STEVENSON, Cape Town, South Africa 05 Mar 2015 - 11 Apr 2015
Sabelo Mlangeni, Lets get down to some serious training, 2012 (detail), Hand-printed silver gelatin print, Image size: 27 x 27cm
STEVENSON presents a solo show by Sabelo Mlangeni, his fourth with the gallery. The exhibition places two bodies of work – and by extension very different parts of Johannesburg – in conversation with each other.
My Storie was realised in Bertrams, one of the oldest suburbs in Johannesburg; it is named after the property developer Robertson Fuller Bertram who bought the area in 1889. In recent decades, the area has become increasingly poverty stricken, and is filled with dilapidated buildings, illegal immigrants, squatters, drug dealers, thieves and refugees, amidst the poor community who Mlangeni photographed.
In Mlangeni’s words:
The series started at a fenced cottage community, now turned into an old-age home. I have become familiar with many of the people in Bertrams but they still don’t allow me inside their homes, with a few exceptions. As a result the images are mainly photographed from verandas and the streets, and the distance between the subject and myself is not often visible. There is a guardedness amongst the subjects which I find interesting because it brings up questions of representation and of the outsider, especially as [being an outsider] is an unknown experience for me.
My Storie premiered at the Liverpool Biennale in 2012 and has not been shown in South Africa before.
No Problem was photographed in Alexandra between 2011 and 2013, while the artist was a resident of the township. Alex, as it is known to locals, was founded before the Natives Land Act of 1913, and is one of the few urban areas in the country in which black Africans could own land under a freehold title during apartheid. Another anomaly is the township’s proximity to Sandton, a wealthy, leafy and mainly white suburb. Mlangeni straddled the two contrasting communities in a visual reflection on the realities of segregation and inequality, as well as issues of access for a visual documentarist. When in Sandton, he switched for the first time to colour, as if to mark visually the paradoxical distance between the two neighbourhoods.
As he says:
I have been moving around Johannesburg and its closest suburbs as someone interested in story-telling about everyday life. I am concerned by the migration flow within the urban areas, especially in the context of the South African social landscape, heavily burdened by legislation then, and now by economic constraints.

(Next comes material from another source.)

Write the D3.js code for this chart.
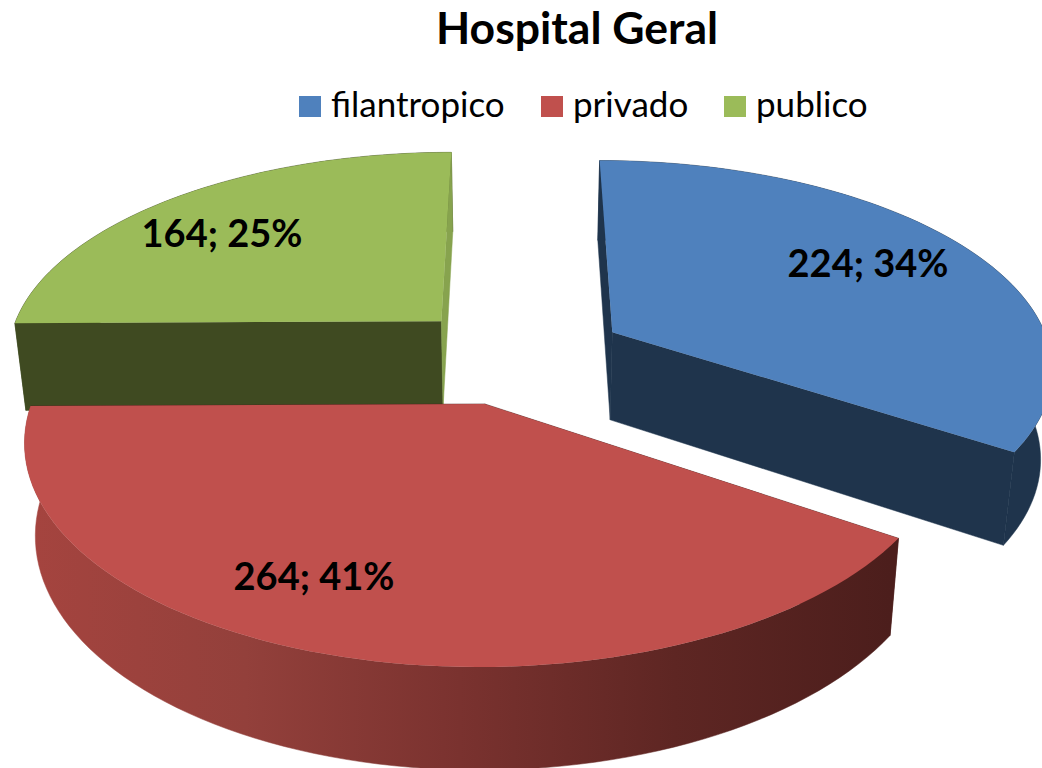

I had experienced neither township life nor ‘Sandton life’ before, and while I was realising this essay I had to negotiate with the police and the locals my right to photograph public spaces, although with very different dynamics according to where I was.
In my early walks I found myself in many spaces where the situation and the living conditions were impossible to look at and to photograph: then I started wondering, what to frame? Soon another side of the hardships emerged, and I attempted to capture that hidden beauty, that ordinary peace.
Mlangeni was born in 1980 in Driefontein near Wakkerstroom in Mpumalanga. In 2001 he moved to Johannesburg where he joined the Market Photo Workshop, graduating in 2004. He won the Tollman Award for the Visual Arts in 2009. Recent group exhibitions include Rise and Fall of Apartheid: Photography and the Bureaucracy of Everyday Life at Museum Africa, Johannesburg (extended until 30 April 2015); Distance and Desire: Encounters with the African Archive at the Walther Collection in Ulm, Germany (2013-2014). Public Intimacy: Art and Social Life in South Afric a at the Yerba Buena Center for the Arts, San Francisco (2014); Apartheid and After at Huis Marseille, Amsterdam (2014); the Lubumbashi Biennale (2013); the Liverpool Biennial exhibition The Unexpected Guest (2012); 9th Rencontres de Bamako African Photography Biennial in Mali and the Lagos Photo Festival, Nigeria (both 2011); Appropriated Landscapes at the Walther Collection, Ulm, Germany (2011) and Figures and Fictions: Contemporary South African photography at the V&A Museum, London (2011).
The exhibition opens on Thursday 5 March 2015, 6-8pm.
Gallery hours are Monday to Friday, 9am to 5pm, and Saturday 10am to 1pm.